Joe: The Hotel was on lockdown. The Speakers were too terrified to Saddle for Battle. They were concerned about Christian against Christian at the All-You Can-Eat Buffet. This was worse than Viet Nam or Afghanistan. No one had thought to bring any MREs. And to think we had left Steve Quayle to guard all of our gold and silver supplies. This came close to being a Red Screen situation.
Aurora: Well, I have to agree with your Dad on one thing. He said that at the conference NOTHING HAPPENED. Wow, he told the truth for once.
Joe: Are you coming to the next conference in September in Tennessee? This one turned out to be more exciting than we had ever expected.
Aurora: Sure why not. At that conference I will remind everyone that as Doug Hedgeman said, NOTHING HAPPENED at this conference. But now your father has said that in the secret back room of the conference all the speakers said that it’s gonna get hot this summer!!!!! And that in his opinion WAR HAS BEGUN, CHRISTIAN AGAINST CHRISTIAN.
He seems to be hedging his bets that he can SET SOMEONE UP to take a fall, so that all the OFF THE WALL reporters will be distracted from seeing what is really going on. Remember that 25 foot erected Sheriff’s tower with tinted windows? Even if there are real bona fide police reports on this one, we won’t see them. You know why? It would set a precedence! And then we might demand to see all those other police reports we have been asking to see, for the last few years.

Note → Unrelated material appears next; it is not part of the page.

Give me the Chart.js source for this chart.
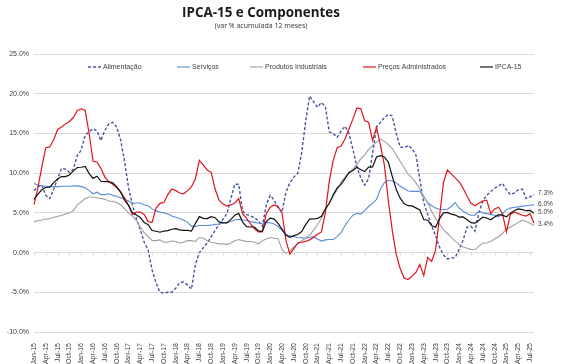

Joe: Uhhhh, thanks Aurora. What kind of poker should I tell my Dad you are playing here?
Aurora: Mississippi Mud, of course. As Edward Humes, the Pulitzer Prize-winning author of that true crime novel by the same name, said, “Mississippi Mud is that purest form of poker, a game in which the cards become irrelevant and the ability to bluff and betray fellow players reaps the greatest reward. The name is synonymous with a certain brand of corruption in the Magnolia State, undisguised and unashamed. By either definition, lying is an art form in Mississippi Mud, morality a fool’s distraction.”
You can’t fool us hicks down here. We know what is going on with all of these so-called death threats.